▶ **DESCRIPTION OF THE TASK**:
Omit pictures and quote the listing below line by line, from its start through the line that holds "bar_px = plot_w".

>> START

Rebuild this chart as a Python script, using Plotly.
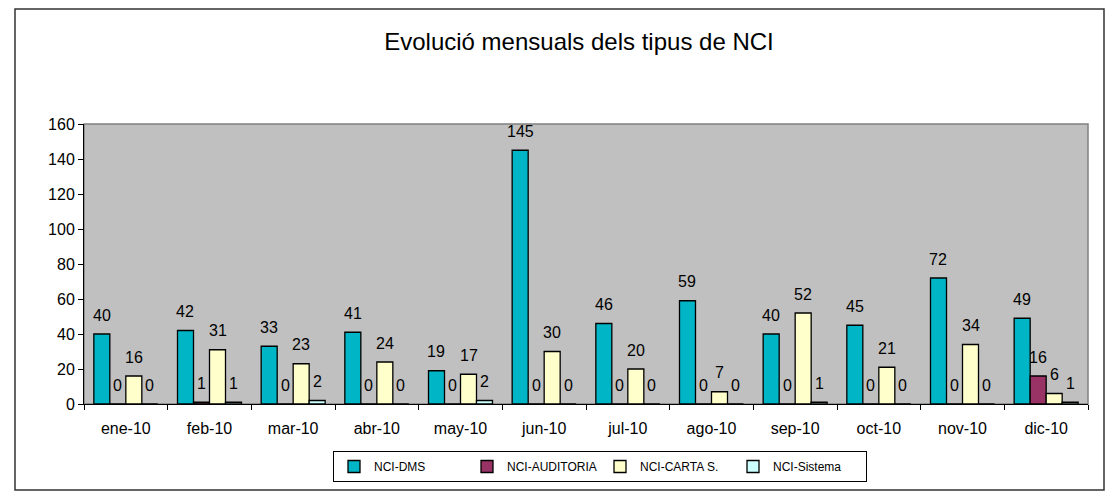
import plotly.graph_objects as go

months = ["ene-10", "feb-10", "mar-10", "abr-10", "may-10", "jun-10",
          "jul-10", "ago-10", "sep-10", "oct-10", "nov-10", "dic-10"]
series_names = ["NCI-DMS", "NCI-AUDITORIA", "NCI-CARTA S.", "NCI-Sistema"]
nci_dms = [40, 42, 33, 41, 19, 145, 46, 59, 40, 45, 72, 49]
nci_auditoria = [0, 1, 0, 0, 0, 0, 0, 0, 0, 0, 0, 16]
nci_carta = [16, 31, 23, 24, 17, 30, 20, 7, 52, 21, 34, 6]
nci_sistema = [0, 1, 2, 0, 2, 0, 0, 0, 1, 0, 0, 1]
colors = ["#00B5C6", "#993366", "#FFFFCC", "#CCFFFF"]
y_ticks = [0, 20, 40, 60, 80, 100, 120, 140, 160]

W, H = 1113, 500
ML, MR, MT, MB = 84, 25, 124, 96
plot_w = W - ML - MR
bargap = 0.235
bar_px = plot_w / len(months) * (1 - bargap) / 4

font = "Liberation Sans, Arial, sans-serif"
fig = go.Figure()
all_series = [nci_dms, nci_auditoria, nci_carta, nci_sistema]
annotations = []
for i, (name, vals) in enumerate(zip(series_names, all_series)):
    fig.add_trace(go.Bar(
        x=months, y=vals, name=name,
        marker=dict(color=colors[i], line=dict(color="black", width=1.3)),
    ))
    # value label centred above each bar
    for m, v in zip(months, vals):
        annotations.append(dict(
            x=m, y=v, xref="x", yref="y", text=str(v), showarrow=False,
            xshift=(i - 1.5) * bar_px, yshift=19, yanchor="middle",
            font=dict(family=font, size=16, color="black"),
        ))

fig.update_layout(
    width=W, height=H,
    margin=dict(l=ML, r=MR, t=MT, b=MB),
    paper_bgcolor="white", plot_bgcolor="#C0C0C0",
    barmode="group", bargap=bargap, bargroupgap=0,
    title=dict(text="Evolució mensuals dels tipus de NCI",
               x=579 / W, xref="container", xanchor="center",
               y=1 - 42 / H, yref="container", yanchor="middle",
               font=dict(family=font, size=24, color="black")),
    font=dict(family=font, color="black"),
    showlegend=True,
    legend=dict(orientation="h", xref="container", yref="container",
                x=600 / W, xanchor="center", y=1 - 451 / H, yanchor="top",
                bgcolor="white", bordercolor="black", borderwidth=1,
                font=dict(family=font, size=12),
                itemwidth=30, entrywidth=88, entrywidthmode="pixels",
                itemclick=False, traceorder="normal"),
    annotations=annotations,
    shapes=[
        # plot-area frame
        dict(type="rect", xref="paper", yref="paper", x0=0, x1=1, y0=0, y1=1,
             line=dict(color="#808080", width=1.5), layer="below"),
        # chart-area frame
        dict(type="rect", xref="paper", yref="paper",
             x0=-(ML - 15) / plot_w, x1=1 + (1104 - (W - MR)) / plot_w,
             y0=-(490 - (H - MB)) / (H - MT - MB), y1=1 + (MT - 9) / (H - MT - MB),
             line=dict(color="#333333", width=1.5)),
    ],
)
fig.update_xaxes(
    type="category", showline=True, linecolor="black", linewidth=1,
    ticks="outside", tickson="boundaries", ticklen=5, tickcolor="black",
    ticklabelstandoff=10,
    showgrid=False, tickfont=dict(family=font, size=16, color="black"),
)
fig.update_yaxes(
    range=[0, 160], tickvals=y_ticks, showline=True, linecolor="black", linewidth=1,
    ticks="outside", ticklen=5, tickcolor="black", showgrid=False, zeroline=False,
    tickfont=dict(family=font, size=16, color="black"),
)

fig.write_html("out.html")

>> END

▶ **FULL SOLUTION**:
Rebuild this chart as a Python script, using Plotly.
import plotly.graph_objects as go

months = ["ene-10", "feb-10", "mar-10", "abr-10", "may-10", "jun-10",
          "jul-10", "ago-10", "sep-10", "oct-10", "nov-10", "dic-10"]
series_names = ["NCI-DMS", "NCI-AUDITORIA", "NCI-CARTA S.", "NCI-Sistema"]
nci_dms = [40, 42, 33, 41, 19, 145, 46, 59, 40, 45, 72, 49]
nci_auditoria = [0, 1, 0, 0, 0, 0, 0, 0, 0, 0, 0, 16]
nci_carta = [16, 31, 23, 24, 17, 30, 20, 7, 52, 21, 34, 6]
nci_sistema = [0, 1, 2, 0, 2, 0, 0, 0, 1, 0, 0, 1]
colors = ["#00B5C6", "#993366", "#FFFFCC", "#CCFFFF"]
y_ticks = [0, 20, 40, 60, 80, 100, 120, 140, 160]

W, H = 1113, 500
ML, MR, MT, MB = 84, 25, 124, 96
plot_w = W - ML - MR
bargap = 0.235
bar_px = plot_w / len(months) * (1 - bargap) / 4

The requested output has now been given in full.